Sorry to see yesterday’s news that former Edmonton Oilers chief scout Barry Fraser has died at the age of 82. Condolences to his family. He was a son of Kirkland Lake, Ontario, who truly was one of the key architects of the juggernaut that the Oilers became in the 1980s.
“As Barry Fraser goes, so go the Edmonton Oilers,” Edmonton Journal columnist Terry Jones wrote in 1979, just as Fraser took up with the team (he stayed on until 2000). It was August of that watershed year, and Oilers were crossing over from the newly defunct WHA into the NHL by way of the entry draft. The team already an 18-year-old Wayne Gretzky aboard, but the future, still, was decidedly murky.
“Scouting,” Oilers coach and director of hockey operations Glen Sather was saying, “is going to be as important to this team as coaching in the next few years.”

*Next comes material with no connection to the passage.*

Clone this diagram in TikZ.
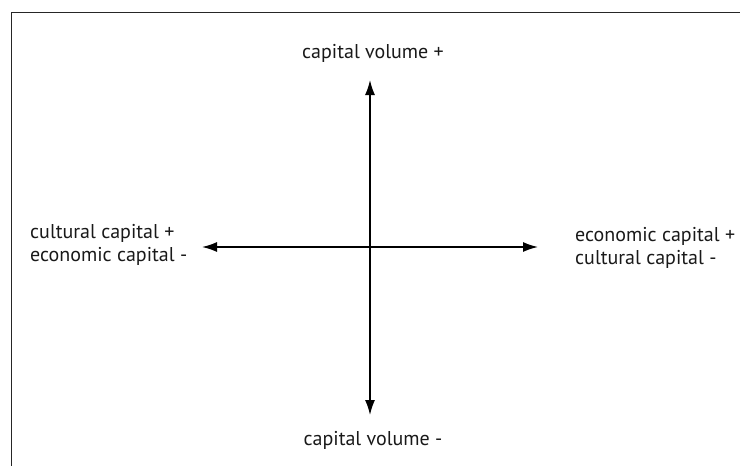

“We won’t know if Fraser is a blooming genius or a silly fool,” Jones opined on the same Journal page that listed the players Edmonton secured that day:
Round One: defenceman Kevin Lowe of the Quebec Remparts. Round Three: underage forward Mark Messier from the WHA’s Cincinnati Stingers. Round Four: underage forward Glenn Anderson from the University of Denver.
In 1980, the Oilers drafted Paul Coffey, Jari Kurri, and Andy Moog. The following year they snagged Grant Fuhr. By 1983, of course, they were playing in their first Stanley Cup final in 1983. “I don’t know how to even describe it,” Fraser said that year. “It’s a great feeling when you start from scratch and all of a sudden you’re on the doorstep.” As director of scouting and player personnel, Fraser would get his name on the Cup five times, in 1984, 1985, 1987, 1988, and 1990.
Peter Gzowski included a memorable sketch of Fraser in The Game of Our Lives (1981):
Fraser is a deceptively naïve-looking man who, with his pompadour and generous belly, resembles a contented Elvis Presley. His own playing career stopped in B, when he broke a leg while trying to make a team in Cochrane, Ontario. After his injury, he retired to an office job with Ontario Hydro, but he maintained his interest in hockey by coaching young boys, and gradually the canny reports he sent in on prospects from his neck of the woods drew so much attention that he was swept into full-time scouting, ending up as a senior official of the Houston Aeros of the WHA. By the time the WHA folded, he had achieved such a reputation as a bloodhound that Sather snapped him up to head the Oilers’ scouting staff. Kevin Lowe, who had been the first draft he recommended, had worked out well, but the 1980-81 season would be a full test of Fraser’s powers of discrimination; it was on his word that the Oilers had spent their valuable first-round draft choice on Coffey, had courted Anderson, and had gambled yet another draft choice on being able to talk Jari Kurri into coming to North America. It was on his system, which Sather had urged him to perfect, that the future of the team and its young personnel would depend.